╭──
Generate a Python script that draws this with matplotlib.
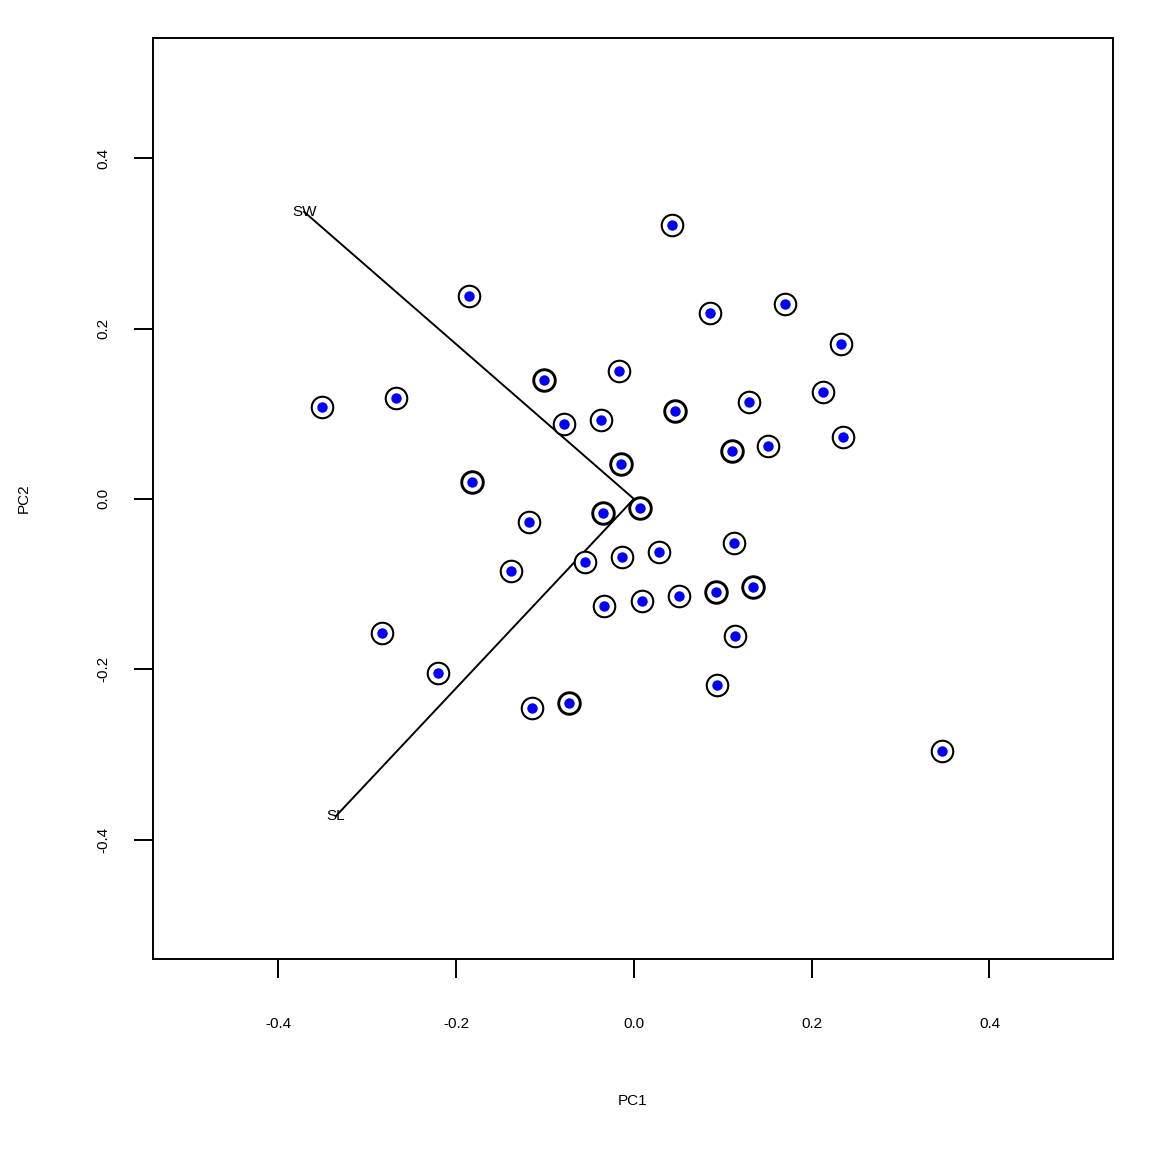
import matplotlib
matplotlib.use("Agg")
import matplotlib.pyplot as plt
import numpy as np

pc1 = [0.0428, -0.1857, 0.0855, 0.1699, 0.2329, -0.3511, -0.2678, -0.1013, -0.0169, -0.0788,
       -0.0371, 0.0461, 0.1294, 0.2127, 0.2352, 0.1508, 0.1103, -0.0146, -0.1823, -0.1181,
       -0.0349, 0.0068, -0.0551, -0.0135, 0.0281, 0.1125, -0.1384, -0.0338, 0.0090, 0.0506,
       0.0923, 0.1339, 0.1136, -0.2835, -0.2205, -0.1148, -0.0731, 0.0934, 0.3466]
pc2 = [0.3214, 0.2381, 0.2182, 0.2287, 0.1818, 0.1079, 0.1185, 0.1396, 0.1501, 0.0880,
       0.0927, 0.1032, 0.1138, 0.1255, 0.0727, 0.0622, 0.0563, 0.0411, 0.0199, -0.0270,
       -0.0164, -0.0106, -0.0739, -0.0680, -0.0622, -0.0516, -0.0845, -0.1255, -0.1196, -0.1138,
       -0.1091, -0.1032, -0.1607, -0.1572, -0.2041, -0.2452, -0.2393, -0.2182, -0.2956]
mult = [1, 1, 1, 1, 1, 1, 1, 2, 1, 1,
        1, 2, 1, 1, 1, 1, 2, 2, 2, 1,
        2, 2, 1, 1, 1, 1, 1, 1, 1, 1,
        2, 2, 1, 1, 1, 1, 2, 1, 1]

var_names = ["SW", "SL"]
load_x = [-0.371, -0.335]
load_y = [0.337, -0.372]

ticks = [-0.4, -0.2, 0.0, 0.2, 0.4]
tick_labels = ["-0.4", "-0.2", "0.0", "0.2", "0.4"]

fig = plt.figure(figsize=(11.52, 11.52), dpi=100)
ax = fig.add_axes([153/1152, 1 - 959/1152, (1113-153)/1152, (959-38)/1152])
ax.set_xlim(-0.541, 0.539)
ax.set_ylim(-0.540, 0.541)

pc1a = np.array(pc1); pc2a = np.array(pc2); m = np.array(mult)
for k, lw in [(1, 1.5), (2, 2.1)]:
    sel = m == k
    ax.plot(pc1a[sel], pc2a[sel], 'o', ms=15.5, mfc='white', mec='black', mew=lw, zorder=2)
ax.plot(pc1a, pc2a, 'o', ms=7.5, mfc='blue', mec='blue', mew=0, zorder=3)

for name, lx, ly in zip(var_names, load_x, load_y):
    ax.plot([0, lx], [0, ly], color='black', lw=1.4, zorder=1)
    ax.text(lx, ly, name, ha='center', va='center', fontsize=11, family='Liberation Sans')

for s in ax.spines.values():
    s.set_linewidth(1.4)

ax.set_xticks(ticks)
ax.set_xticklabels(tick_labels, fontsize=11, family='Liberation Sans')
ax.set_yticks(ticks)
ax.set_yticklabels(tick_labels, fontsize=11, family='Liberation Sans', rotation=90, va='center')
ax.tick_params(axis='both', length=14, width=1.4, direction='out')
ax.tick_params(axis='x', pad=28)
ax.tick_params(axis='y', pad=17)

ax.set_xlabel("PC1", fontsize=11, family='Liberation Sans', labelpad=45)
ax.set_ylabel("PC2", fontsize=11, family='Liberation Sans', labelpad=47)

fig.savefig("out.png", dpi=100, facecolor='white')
╰──
What is required: Output exactly the span of lines from the top of the listing through the line holding "import numpy as np", and leave every picture out.

Response:
Generate a Python script that draws this with matplotlib.
import matplotlib
matplotlib.use("Agg")
import matplotlib.pyplot as plt
import numpy as np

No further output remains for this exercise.